= Short exercise =
Scan the material below for the string "this", and copy every line where it shows up.

= Stored records =
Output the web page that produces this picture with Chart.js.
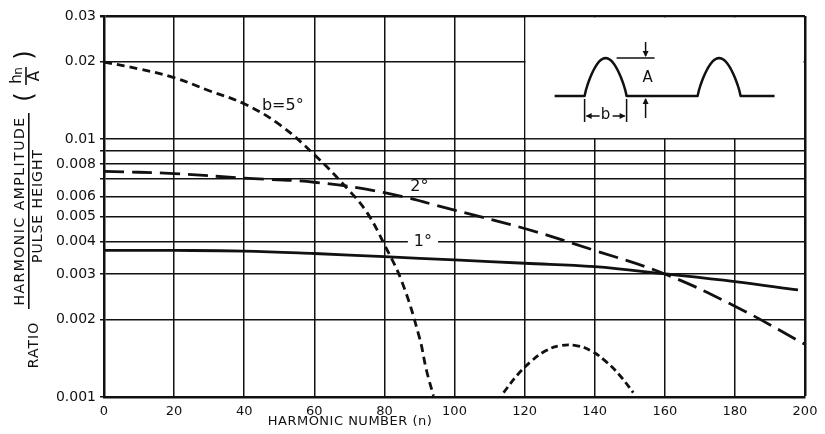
<!DOCTYPE html>
<html>
<head>
<meta charset="utf-8">
<script src="https://cdn.jsdelivr.net/npm/chart.js@4.4.0/dist/chart.umd.min.js"></script>
<style>
  html, body { margin: 0; padding: 0; background: #fff; }
  #wrap { width: 825px; height: 434px; }
</style>
</head>
<body>
<div id="wrap"><canvas id="harmonicsChart" width="825" height="434"></canvas></div>
<script>
// Ratio harmonic amplitude / pulse height vs harmonic number
const yTicks = [0.001, 0.002, 0.003, 0.004, 0.005, 0.006, 0.007, 0.008, 0.009, 0.01, 0.02, 0.03];
const yTickLabels = ['0.001', '0.002', '0.003', '0.004', '0.005', '0.006', '', '0.008', '', '0.01', '0.02', '0.03'];
const xTicks = [0, 20, 40, 60, 80, 100, 120, 140, 160, 180, 200];

// b = 5 deg, main lobe and side lobe
const b5N = [0, 10, 20, 30, 40, 50, 60, 70, 75, 80, 85, 90, 92, 94];
const b5Ratio = [0.0199, 0.0187, 0.0173, 0.0154, 0.0137, 0.0114, 0.0087, 0.0063, 0.0052, 0.0039, 0.0028, 0.0017, 0.00127, 0.00101];
const b5SideN = [114, 118, 122, 126, 130, 135, 139, 143, 147, 151];
const b5SideRatio = [0.00104, 0.00122, 0.00138, 0.00151, 0.00158, 0.00158, 0.00151, 0.00138, 0.00122, 0.00104];
// b = 2 deg
const b2N = [0, 20, 40, 60, 80, 100, 120, 140, 160, 180, 200];
const b2Ratio = [0.0075, 0.00735, 0.00705, 0.0068, 0.0062, 0.0053, 0.0045, 0.0037, 0.0030, 0.00225, 0.0016];
// b = 1 deg
const b1N = [0, 20, 40, 60, 80, 100, 120, 140, 160, 180, 198];
const b1Ratio = [0.0037, 0.0037, 0.00368, 0.0036, 0.0035, 0.0034, 0.0033, 0.0032, 0.0030, 0.0028, 0.0026];

const INK = '#111';
const FONT = '"DejaVu Sans", sans-serif';

function toPoints(xs, ys) {
    return xs.map((n, i) => ({ x: n, y: ys[i] }));
}

function curve(label, xs, ys, dash) {
    return {
        label: label,
        data: toPoints(xs, ys),
        borderColor: INK,
        borderWidth: 2.8,
        borderDash: dash,
        borderCapStyle: 'butt',
        pointRadius: 0,
        fill: false,
        tension: 0.4
    };
}

function arrowHead(ctx, x, y, dx, dy) {
    // small filled triangle pointing in (dx, dy)
    const len = 6, half = 3;
    ctx.beginPath();
    ctx.moveTo(x, y);
    ctx.lineTo(x - dx * len - dy * half, y - dy * len + dx * half);
    ctx.lineTo(x - dx * len + dy * half, y - dy * len - dx * half);
    ctx.closePath();
    ctx.fill();
}

// white inset with the pulse sketch, covering the grid in the top right corner
const pulseInset = {
    id: 'pulseInset',
    beforeDatasetsDraw(chart) {
        const { ctx, chartArea, scales } = chart;
        const bx = scales.x.getPixelForValue(120);
        const by = scales.y.getPixelForValue(0.01);
        ctx.save();
        ctx.fillStyle = '#fff';
        ctx.fillRect(bx + 1, chartArea.top + 1.5, chartArea.right - bx - 2.5, by - chartArea.top - 2.5);

        ctx.strokeStyle = INK;
        ctx.fillStyle = INK;
        ctx.lineWidth = 2.5;
        ctx.lineJoin = 'round';
        const base = by - 43, h = 38;
        const arch = (x0, x1) => {
            for (let i = 0; i <= 30; i++) {
                const t = i / 30;
                ctx.lineTo(x0 + t * (x1 - x0), base - h * Math.pow(Math.sin(Math.PI * t), 0.8));
            }
        };
        ctx.beginPath();
        ctx.moveTo(bx + 30, base);
        ctx.lineTo(bx + 60, base);
        arch(bx + 60, bx + 102);
        ctx.lineTo(bx + 173, base);
        arch(bx + 173, bx + 216);
        ctx.lineTo(bx + 250, base);
        ctx.stroke();

        // height A
        ctx.lineWidth = 1.5;
        ctx.beginPath();
        ctx.moveTo(bx + 92, base - h); ctx.lineTo(bx + 130, base - h);
        ctx.moveTo(bx + 121, base - h - 16); ctx.lineTo(bx + 121, base - h - 2);
        ctx.moveTo(bx + 121, base + 22); ctx.lineTo(bx + 121, base + 3);
        ctx.stroke();
        arrowHead(ctx, bx + 121, base - h - 1, 0, 1);
        arrowHead(ctx, bx + 121, base + 2, 0, -1);

        // width b
        ctx.beginPath();
        ctx.moveTo(bx + 60, base + 3); ctx.lineTo(bx + 60, base + 26);
        ctx.moveTo(bx + 102, base + 3); ctx.lineTo(bx + 102, base + 26);
        ctx.moveTo(bx + 75, base + 20); ctx.lineTo(bx + 62, base + 20);
        ctx.moveTo(bx + 88, base + 20); ctx.lineTo(bx + 100, base + 20);
        ctx.stroke();
        arrowHead(ctx, bx + 61, base + 20, -1, 0);
        arrowHead(ctx, bx + 101, base + 20, 1, 0);

        ctx.font = '15px ' + FONT;
        ctx.textAlign = 'center';
        ctx.textBaseline = 'middle';
        ctx.fillText('A', bx + 123, base - 18);
        ctx.fillText('b', bx + 81, base + 19);
        ctx.restore();
    }
};

// curve labels and axis titles
const chartText = {
    id: 'chartText',
    afterDatasetsDraw(chart) {
        const { ctx, scales } = chart;
        const labels = [
            { text: 'b=5°', n: 51, r: 0.0134, bg: false },
            { text: '2°', n: 90, r: 0.0065, bg: true },
            { text: '1°', n: 91, r: 0.0040, bg: true }
        ];
        ctx.save();
        ctx.font = '16px ' + FONT;
        ctx.textAlign = 'center';
        ctx.textBaseline = 'middle';
        labels.forEach(l => {
            const px = scales.x.getPixelForValue(l.n);
            const py = scales.y.getPixelForValue(l.r);
            if (l.bg) {
                const w = ctx.measureText(l.text).width + 12;
                ctx.fillStyle = '#fff';
                ctx.fillRect(px - w / 2, py - 7, w, 14);
            }
            ctx.fillStyle = INK;
            ctx.fillText(l.text, px, py);
        });

        // x axis title
        ctx.font = '13px ' + FONT;
        ctx.letterSpacing = '0.5px';
        ctx.fillText('HARMONIC NUMBER (n)', 350, 422);

        // y axis title, rotated
        const rot = (x, y, fn) => {
            ctx.save();
            ctx.translate(x, y);
            ctx.rotate(-Math.PI / 2);
            fn();
            ctx.restore();
        };
        ctx.font = '14px ' + FONT;
        ctx.letterSpacing = '1.5px';
        rot(20, 211, () => ctx.fillText('HARMONIC AMPLITUDE', 0, 0));
        ctx.letterSpacing = '1px';
        rot(38, 206, () => ctx.fillText('PULSE HEIGHT', 0, 0));
        rot(34, 345, () => ctx.fillText('RATIO', 0, 0));
        ctx.letterSpacing = '0px';
        ctx.fillRect(28, 113, 1.6, 196);

        rot(26, 76, () => {
            ctx.font = '24px ' + FONT;
            ctx.fillText('(', -21, 0);
            ctx.fillText(')', 21, 0);
            ctx.font = '15px ' + FONT;
            ctx.fillText('h', -3, -9);
            ctx.font = '12px ' + FONT;
            ctx.fillText('n', 5, -7);
            ctx.font = '15px ' + FONT;
            ctx.fillText('A', 0, 9);
            ctx.fillRect(-9, -0.8, 18, 1.6);
        });
        ctx.restore();
    }
};

new Chart(document.getElementById('harmonicsChart'), {
    type: 'line',
    data: {
        datasets: [
            curve('b=5°', b5N, b5Ratio, [8, 5]),
            curve('b=5° side lobe', b5SideN, b5SideRatio, [7, 4]),
            curve('2°', b2N, b2Ratio, [20, 8]),
            curve('1°', b1N, b1Ratio, [])
        ]
    },
    options: {
        responsive: false,
        animation: false,
        devicePixelRatio: 1,
        layout: { padding: { top: 16, right: 20, left: 0, bottom: 0 } },
        plugins: {
            legend: { display: false },
            tooltip: { enabled: false }
        },
        scales: {
            x: {
                type: 'linear',
                min: 0,
                max: 200,
                afterBuildTicks: s => { s.ticks = xTicks.map(v => ({ value: v })); },
                afterFit: s => { s.height = 37; },
                grid: {
                    color: INK,
                    lineWidth: c => (c.tick && c.tick.value === 200 ? 2.5 : 1.5),
                    drawTicks: false
                },
                border: { display: true, color: INK, width: 2.5 },
                ticks: {
                    color: INK,
                    padding: 7,
                    maxRotation: 0,
                    font: { family: FONT, size: 13 }
                }
            },
            y: {
                type: 'logarithmic',
                min: 0.001,
                max: 0.03,
                afterBuildTicks: s => { s.ticks = yTicks.map(v => ({ value: v })); },
                afterFit: s => { s.width = 104; },
                grid: {
                    color: INK,
                    lineWidth: c => (c.tick && c.tick.value === 0.03 ? 2.5 : 1.5),
                    tickLength: 4
                },
                border: { display: true, color: INK, width: 2.5 },
                ticks: {
                    color: INK,
                    padding: 4,
                    font: { family: FONT, size: 14 },
                    callback: (v) => {
                        const i = yTicks.findIndex(t => Math.abs(t - v) < 1e-9);
                        return i >= 0 ? yTickLabels[i] : '';
                    }
                }
            }
        }
    },
    plugins: [pulseInset, chartText]
});
</script>
</body>
</html>
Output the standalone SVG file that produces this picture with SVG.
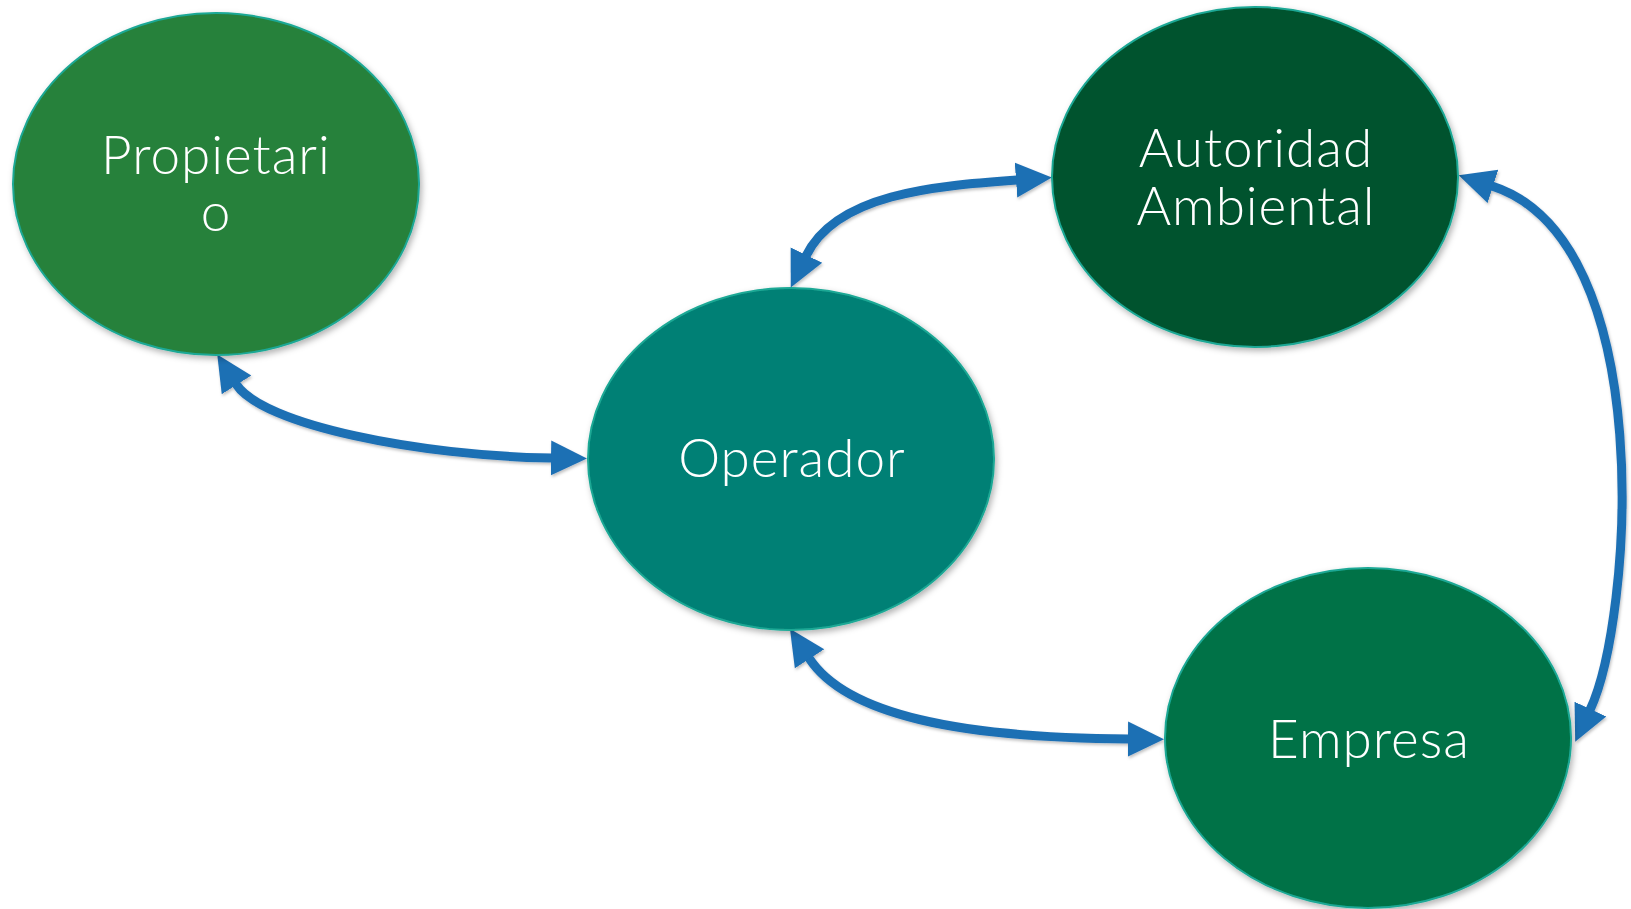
<svg xmlns="http://www.w3.org/2000/svg" width="1631" height="909" viewBox="0 0 1631 909">
<style>
.node{stroke:#1BA895;stroke-width:2;filter:url(#sh)}
.lbl{font-family:Lato,"Liberation Sans",Arial,sans-serif;font-weight:300;font-size:53px;fill:#ffffff;text-anchor:middle;letter-spacing:1px}
.conn{fill:none;stroke:#1F6FB4;stroke-width:9;marker-start:url(#ah);marker-end:url(#ah)}
</style>
<defs>
<filter id="sh" x="-10%" y="-10%" width="125%" height="125%">
<feDropShadow dx="2" dy="3" stdDeviation="3" flood-color="#000" flood-opacity="0.3"/>
</filter>
<filter id="csh" filterUnits="userSpaceOnUse" x="0" y="0" width="1631" height="909">
<feDropShadow dx="1" dy="2" stdDeviation="1.5" flood-color="#000" flood-opacity="0.25"/>
</filter>
<marker id="ah" markerUnits="userSpaceOnUse" viewBox="-1 -19 38 38" refX="0" refY="0" markerWidth="38" markerHeight="38" orient="auto-start-reverse">
<path d="M-1,-17.5 L35,0 L-1,17.5 Z" fill="#1F6FB4"/>
</marker>
</defs>
<rect width="1631" height="909" fill="#ffffff"/>
<g id="connectors" filter="url(#csh)">
<path class="conn" d="M236,384 C262,425 420,456 552,458"/>
<path class="conn" d="M806,256 C836,194 933,186 1017,180"/>
<path class="conn" d="M809,658 C846,715 960,738 1129,739"/>
<path class="conn" d="M1492,186 C1660,240 1632,620 1590,710"/>
</g>
<g id="propietario">
<ellipse class="node" cx="216" cy="184" rx="203" ry="171" fill="#28813A"/>
<text class="lbl" x="216" y="174">Propietari</text>
<text class="lbl" x="216" y="231">o</text>
</g>
<g id="autoridad">
<ellipse class="node" cx="1255" cy="177" rx="203" ry="170" fill="#04532F"/>
<text class="lbl" x="1256" y="167">Autoridad</text>
<text class="lbl" x="1256" y="225">Ambiental</text>
</g>
<g id="operador">
<ellipse class="node" cx="791" cy="459" rx="203" ry="171" fill="#038075"/>
<text class="lbl" x="792" y="477">Operador</text>
</g>
<g id="empresa">
<ellipse class="node" cx="1368" cy="738" rx="203" ry="170" fill="#007246"/>
<text class="lbl" x="1369" y="758">Empresa</text>
</g>
</svg>
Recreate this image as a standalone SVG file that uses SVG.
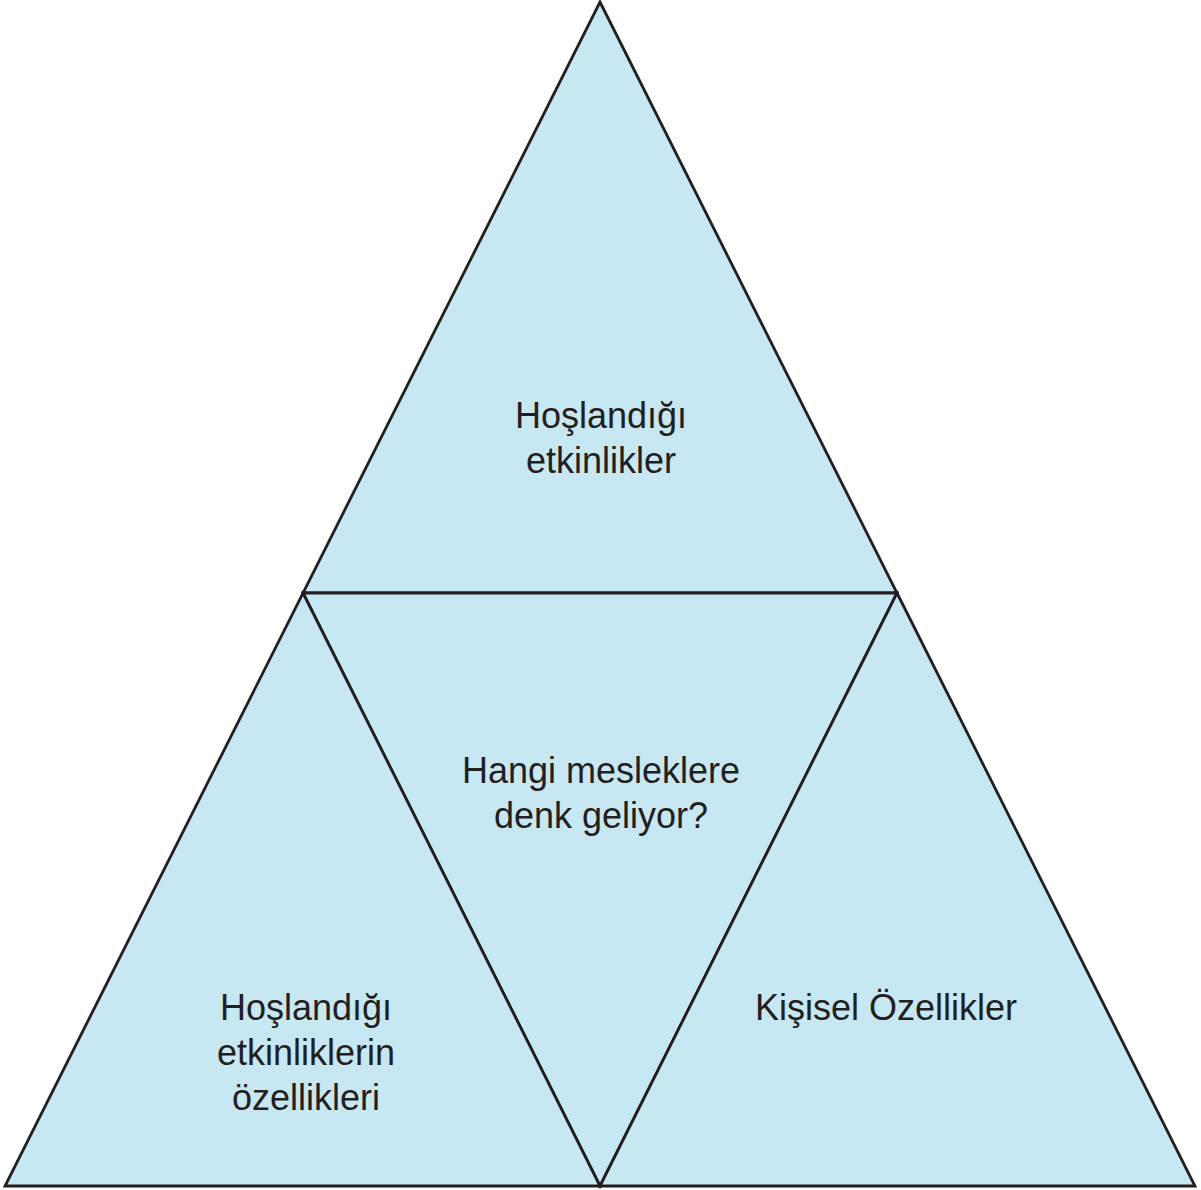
<svg xmlns="http://www.w3.org/2000/svg" width="1201" height="1190" viewBox="0 0 1201 1190">
<style>
.tri{fill:#c7e7f2;stroke:#231f20;stroke-width:2.8;stroke-linejoin:miter}
.t{font-family:"Liberation Sans",Arial,sans-serif;font-size:36px;fill:#231f20;text-anchor:middle}
</style>
<rect width="1201" height="1190" fill="#ffffff"/>
<g id="top"><polygon class="tri" points="600,2 897,593 303,593"/><text class="t" x="601" y="428">Hoşlandığı</text><text class="t" x="601" y="473">etkinlikler</text></g>
<g id="center"><polygon class="tri" points="303,593 897,593 600,1186"/><text class="t" x="601" y="783">Hangi mesleklere</text><text class="t" x="601" y="828">denk geliyor?</text></g>
<g id="left"><polygon class="tri" points="303,593 600,1186 5,1186"/><text class="t" x="306" y="1020">Hoşlandığı</text><text class="t" x="306" y="1065">etkinliklerin</text><text class="t" x="306" y="1110">özellikleri</text></g>
<g id="right"><polygon class="tri" points="897,593 1195,1186 600,1186"/><text class="t" x="886" y="1020">Kişisel Özellikler</text></g>
<g id="connectors"></g>
</svg>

= Written solution =
Output the web page that produces this picture with Chart.js.
Output the standalone SVG file that produces this picture with SVG.
Recreate this image as a standalone SVG file that uses SVG.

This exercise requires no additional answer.